N occurs as gaseous N₂ (which is unreactive due to the high energy required to break the strong triple bond), whereas P occurs in many allotropes, including white phosphorus, P₄, which all contain P-P single bonds. P₄ is very reactive due to the bond strain in the tetrahedral P₄ molecule.

The decreasing preference for low numbers of multiple bonds rather than high numbers of single bonds as the group is descended is a general tendency.

Hydrides

Ammonia, NH₃, is stable, whereas phosphine, PH₃, is thermodynamically unstable. This reflects the lower bond energy of P-H compared to N-H.

PH₃ is not as soluble in water as NH₃. This is due to the fact that NH₃ forms extensive hydrogen bonding with water, and PH₃ does not.

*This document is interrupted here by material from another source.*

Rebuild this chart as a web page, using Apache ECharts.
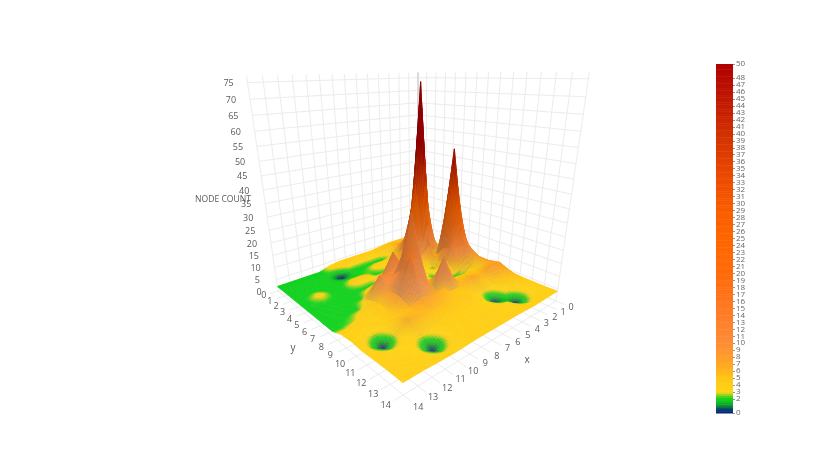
<!DOCTYPE html>
<html>
<head>
<meta charset="utf-8">
<script src="https://cdn.jsdelivr.net/npm/echarts@6/dist/echarts.min.js"></script>
<style>
    html, body { margin: 0; background: #fff; }
    #chart { width: 830px; height: 466px; filter: blur(0.45px); }
</style>
</head>
<body>
<div id="chart"></div>
<script>
    const xNodes = [0, 0.5, 1.5, 2.5, 3, 3.5, 4.5, 5.5, 6.5, 7.5, 8.5, 9.5, 10.5, 11.5, 12.5, 13.5, 14];
    const yNodes = [0, 0.5, 1.5, 2.5, 3.5, 4.5, 5.5, 6.5, 7.5, 8.5, 9.5, 10.5, 11.5, 12.5, 13.5, 14];

    // node count, one row per yNodes entry
    const nodeCount = [
        [4, 4.5, 5, 5, 5, 5, 4.5, 4, 4, 4, 4, 3.5, 2, 2, 2, 2, 2],
        [4, 4.5, 5, 5.5, 5.5, 5.5, 5, 4, 4, 4, 4, 3.2, 2, 2, 2, 2, 2],
        [4, 5, 6, 7, 7, 7, 3, 2, 2, 2, 2, 0, 2, 2, 2, 2, 2],
        [4, 5, 8, 12, 16, 12, 6, 4, 4, 2.5, 2, 2, 2, 2, 2, 2, 2],
        [4, 3, 2.5, 36, 74, 36, 10, 5, 2, 2, 4, 4, 2, 2, 3.5, 2, 2],
        [5, 6, 9, 2.5, 10, 8, 5, 2.5, 5, 6, 2, 2, 2, 2, 2, 2, 2],
        [8, 14, 50, 10, 5, 2, 4, 4, 6, 16, 7, 4, 2, 2, 2, 2, 2],
        [5, 10, 18, 12, 7, 5, 2, 4, 6, 12, 10, 12, 4, 2, 2, 2, 2],
        [5, 7, 3, 2, 2, 2.2, 4, 2.5, 8, 34, 14, 8, 5, 4, 2.6, 2, 2],
        [4.5, 7, 5, 5, 5, 5, 5, 16.5, 4, 12, 21, 8, 5, 4, 4, 3.5, 3.5],
        [4.5, 8, 8, 6, 6.5, 7, 6, 5, 6, 7, 8, 6, 5, 3.6, 3.1, 3.6, 4],
        [4, 6, 5.5, 3.6, 3.35, 3.1, 3.6, 5, 5, 5.5, 5.5, 6, 6.5, 3.1, 0, 3.1, 3.6],
        [4, 4.5, 3.7, 3.1, 1.55, 0, 3.1, 3.7, 4, 4.2, 4.2, 3.6, 3.1, 3.6, 3.1, 3.6, 3.8],
        [4, 3.7, 3.1, 0, 1.55, 3.1, 3.6, 4, 4, 4, 4, 3.1, 0, 3.1, 3.8, 4, 4],
        [4, 3.8, 3.6, 3.1, 3.35, 3.6, 3.8, 4, 4, 4, 4, 3.6, 3.1, 3.6, 4, 4, 4],
        [4, 4, 3.8, 3.7, 3.75, 3.8, 4, 4, 4, 4, 4, 3.8, 3.7, 3.8, 4, 4, 4]
    ];

    const xTicks = [0, 1, 2, 3, 4, 5, 6, 7, 8, 9, 10, 11, 12, 13, 14];
    const yTicks = [0, 1, 2, 3, 4, 5, 6, 7, 8, 9, 10, 11, 12, 13, 14];
    const zTicks = [0, 5, 10, 15, 20, 25, 30, 35, 40, 45, 50, 55, 60, 65, 70, 75];

    const colorStops = [
        [0, '#00206e'], [0.6, '#0a3f78'], [1, '#0b8a35'], [1.8, '#12cf1e'], [2.2, '#14d21e'],
        [3, '#ffd415'], [5, '#ffc612'], [7, '#ffa622'], [10, '#ff8c35'], [14, '#ff7d28'],
        [20, '#ff6a0a'], [25, '#ff6600'], [30, '#f85a00'], [35, '#e84400'], [40, '#d23000'],
        [45, '#c01800'], [50, '#b00000']
    ];

    const xMax = 14;
    const yMax = 14;
    const zMax = 77;
    const subSteps = 7;

    // perspective of the 3d box, u/v/w are 0..1 along x/y/z
    const cam = {
        xu: -198.46, xv: -4.73, xw: -60.6, x0: 418,
        yu: -13.2, yv: -19.27, yw: -181, y0: 243,
        du: -0.2103, dv: -0.2567, dw: -0.145
    };

    function project(x, y, z) {
        let u = x / xMax, v = y / yMax, w = z / zMax;
        let d = 1 + cam.du * u + cam.dv * v + cam.dw * w;
        return [
            (cam.x0 + cam.xu * u + cam.xv * v + cam.xw * w) / d,
            (cam.y0 + cam.yu * u + cam.yv * v + cam.yw * w) / d
        ];
    }

    function rgbOf(hex) {
        return [parseInt(hex.slice(1, 3), 16), parseInt(hex.slice(3, 5), 16), parseInt(hex.slice(5, 7), 16)];
    }

    function colorFor(value) {
        let v = Math.max(0, Math.min(50, value));
        for (let i = 1; i < colorStops.length; i++) {
            if (v <= colorStops[i][0]) {
                let a = colorStops[i - 1], b = colorStops[i];
                let t = (v - a[0]) / (b[0] - a[0]);
                let ca = rgbOf(a[1]), cb = rgbOf(b[1]);
                return [0, 1, 2].map(k => ca[k] + (cb[k] - ca[k]) * t);
            }
        }
        return rgbOf(colorStops[colorStops.length - 1][1]);
    }

    function css(rgb) {
        return 'rgb(' + rgb.map(Math.round).join(',') + ')';
    }

    // steep faces go darker, low and near ones paler, the surface is a bit see-through
    function shaded(rgb, value, steep, side, near) {
        let pale = [232, 176, 128];
        let mix = steep * (0.35 * Math.max(0, 1 - value / 30) + 0.45 * near);
        let dark = 1 - steep * (0.2 - 0.1 * side);
        return [0, 1, 2].map(k => (rgb[k] * (1 - mix) + pale[k] * mix) * dark);
    }

    function renderCell(params, api) {
        let c = api.value(0), r = api.value(1);
        let x0 = xNodes[c], x1 = xNodes[c + 1], y0 = yNodes[r], y1 = yNodes[r + 1];
        let z00 = nodeCount[r][c], z10 = nodeCount[r][c + 1], z01 = nodeCount[r + 1][c], z11 = nodeCount[r + 1][c + 1];
        let height = (s, t) => z00 * (1 - s) * (1 - t) + z10 * s * (1 - t) + z01 * (1 - s) * t + z11 * s * t;
        let near = Math.max(0, Math.min(1, (x0 + y0 - 9) / 5));
        let children = [];
        for (let j = 0; j < subSteps; j++) {
            for (let i = 0; i < subSteps; i++) {
                let s0 = i / subSteps, s1 = (i + 1) / subSteps, t0 = j / subSteps, t1 = (j + 1) / subSteps;
                let xa = x0 + (x1 - x0) * s0, xb = x0 + (x1 - x0) * s1;
                let ya = y0 + (y1 - y0) * t0, yb = y0 + (y1 - y0) * t1;
                let sm = (s0 + s1) / 2, tm = (t0 + t1) / 2;
                let dzdx = ((height(1, tm) - height(0, tm)) / (x1 - x0)) * (xMax / zMax);
                let dzdy = ((height(sm, 1) - height(sm, 0)) / (y1 - y0)) * (yMax / zMax);
                let slope = Math.sqrt(dzdx * dzdx + dzdy * dzdy);
                let steep = 1 - 1 / Math.sqrt(1 + slope * slope);
                let side = slope > 0 ? (dzdx - dzdy) / (1.414 * slope) : 0;
                let value = height(sm, tm);
                let fill = css(shaded(colorFor(value), value, steep, side, near));
                children.push({
                    type: 'polygon',
                    silent: true,
                    shape: {
                        points: [
                            project(xa, ya, height(s0, t0)),
                            project(xb, ya, height(s1, t0)),
                            project(xb, yb, height(s1, t1)),
                            project(xa, yb, height(s0, t1))
                        ]
                    },
                    style: { fill: fill, stroke: fill, lineWidth: 0.5 }
                });
            }
        }
        return { type: 'group', children: children };
    }

    function wallSegments() {
        let segs = [];
        xTicks.forEach(x => {
            segs.push([[x, 0, 0], [x, 0, zMax]]);
            segs.push([[x, 0, 0], [x, yMax + 0.6, 0]]);
        });
        yTicks.forEach(y => {
            segs.push([[0, y, 0], [0, y, zMax]]);
            segs.push([[0, y, 0], [xMax + 0.6, y, 0]]);
        });
        zTicks.forEach(z => {
            segs.push([[0, 0, z], [xMax, 0, z]]);
            segs.push([[0, 0, z], [0, yMax, z]]);
        });
        return segs;
    }

    function renderWalls() {
        let children = wallSegments().map(seg => {
            let a = project(seg[0][0], seg[0][1], seg[0][2]);
            let b = project(seg[1][0], seg[1][1], seg[1][2]);
            return {
                type: 'line',
                silent: true,
                shape: { x1: a[0], y1: a[1], x2: b[0], y2: b[1] },
                style: { stroke: '#ececec', lineWidth: 1 }
            };
        });
        let foot = project(0, 0, 0), top = project(0, 0, zMax);
        children.push({
            type: 'line',
            silent: true,
            shape: { x1: foot[0], y1: foot[1], x2: top[0], y2: top[1] },
            style: { stroke: '#c4c4c4', lineWidth: 1 }
        });
        return { type: 'group', children: children };
    }

    function label(text, pos, size) {
        return {
            type: 'text',
            silent: true,
            style: {
                text: String(text),
                x: pos[0],
                y: pos[1],
                fill: '#5a5a5a',
                font: size + 'px "Open Sans", sans-serif',
                align: 'center',
                verticalAlign: 'middle'
            }
        };
    }

    function renderLabels() {
        let children = [];
        xTicks.forEach(x => children.push(label(x, project(x, yMax + 1.1, 0), 9)));
        yTicks.forEach(y => children.push(label(y, project(xMax + 1.1, y, 0), 9)));
        zTicks.forEach(z => {
            let p = project(xMax, 0, z);
            children.push(label(z, [p[0] - 19, p[1] + 1], 9));
        });
        children.push(label('x', project(7, yMax + 2.4, 0), 10));
        children.push(label('y', project(xMax + 2.4, 7, 0), 10));
        children.push(label('NODE COUNT', [223, 200], 8.6));
        return { type: 'group', children: children };
    }

    let cells = [];
    for (let r = 0; r < yNodes.length - 1; r++) {
        for (let c = 0; c < xNodes.length - 1; c++) {
            cells.push([c, r]);
        }
    }

    let barLevels = [];
    for (let i = 0; i < 200; i++) {
        barLevels.push([0, i / 4]);
    }

    let option = {
        animation: false,
        backgroundColor: '#fff',
        grid: { left: 716, top: 64, width: 17, height: 349 },
        xAxis: { type: 'category', data: [''], show: false },
        yAxis: {
            type: 'value',
            position: 'right',
            min: 0,
            max: 50,
            interval: 1,
            splitLine: { show: false },
            axisLine: { show: false },
            axisTick: { show: true, length: 2, lineStyle: { color: '#999' } },
            axisLabel: {
                fontSize: 8,
                lineHeight: 6,
                margin: 3,
                color: '#666',
                fontFamily: 'Open Sans',
                showMinLabel: true,
                showMaxLabel: true,
                hideOverlap: false
            }
        },
        series: [
            {
                type: 'custom',
                coordinateSystem: 'none',
                renderItem: renderWalls,
                data: [[0]],
                z: 1,
                silent: true
            },
            {
                type: 'custom',
                coordinateSystem: 'none',
                renderItem: renderCell,
                data: cells,
                z: 2,
                silent: true
            },
            {
                type: 'custom',
                coordinateSystem: 'none',
                renderItem: renderLabels,
                data: [[0]],
                z: 3,
                silent: true
            },
            {
                type: 'custom',
                coordinateSystem: 'cartesian2d',
                data: barLevels,
                silent: true,
                renderItem: function (params, api) {
                    let level = api.value(1);
                    let a = api.coord([0, level]);
                    let b = api.coord([0, level + 0.25]);
                    let fill = css(colorFor(level + 0.125));
                    return {
                        type: 'rect',
                        shape: { x: 716, y: b[1], width: 17, height: a[1] - b[1] + 0.5 },
                        style: { fill: fill }
                    };
                }
            }
        ]
    };

    let myChart = echarts.init(document.getElementById('chart'), null, { renderer: 'canvas' });
    myChart.setOption(option);
</script>
</body>
</html>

When PH₃ does dissolve in water, it forms a neutral solution, whereas aqueous NH₃ is basic. The enthalpy of hydration of EH₄⁺ is greater for E=N than E=P, and again this reflects the easier formation of hydrogen bonds in the aqueous ammonia system.

In complex formation, PH₃ acts as π-acceptor as well as a σ-donor. This is because P has vacant low energy orbitals, the P 3d-orbitals, available for back donation, whereas N has no such orbitals and so can act as a σ-donor only.

Tri-Halides

PX₃ are made by direct combination of the elements (apart from PF₃).

PCl₃ is reactive, but NCl₃ is endothermic and explosive. This reflects the stronger P-X bonds compared to N-X, due to extra contribution from back donation from occupied p-orbitals on the halide to form P(dπ)-X(pπ) bonds, which cannot form in N-X.

The hydrolysis products of ECl₃ are different: in NCl₃, the fact that B(N-H)>B(N-O), due to the presence of electrostatic repulsion between the non-bonded electrons on N and O, favours formation of ammonia. In PCl₃, the fact that B(P-O)>B(P-H), due to the ability of O to form a bonding pπ-dπ interaction with P which H cannot, favours formation of phosphorus acid.

Penta-Halides:

P forms PX₅: there are no N equivalents.

P is more stable in the high oxidation states.

P forms many complexes with high coordination numbers, eg. six-coordinate PF₆^-, whereas the maximum coordination number of N is four. This tendency for hypervalence is due to the larger size of the P atom compared to N, and the presence of low-lying vacant orbitals which can participate in bonding in P but which are not present in N.

Oxides

Phosphorus oxides are polymeric, made up of PO₄ tetrahedra. Nitrogen oxides are molecular.

This again reflects the greater tendency to form multiple bonds at the top of the group, with B(N=O)>B(P=O), but B(P-O)>B(N-O).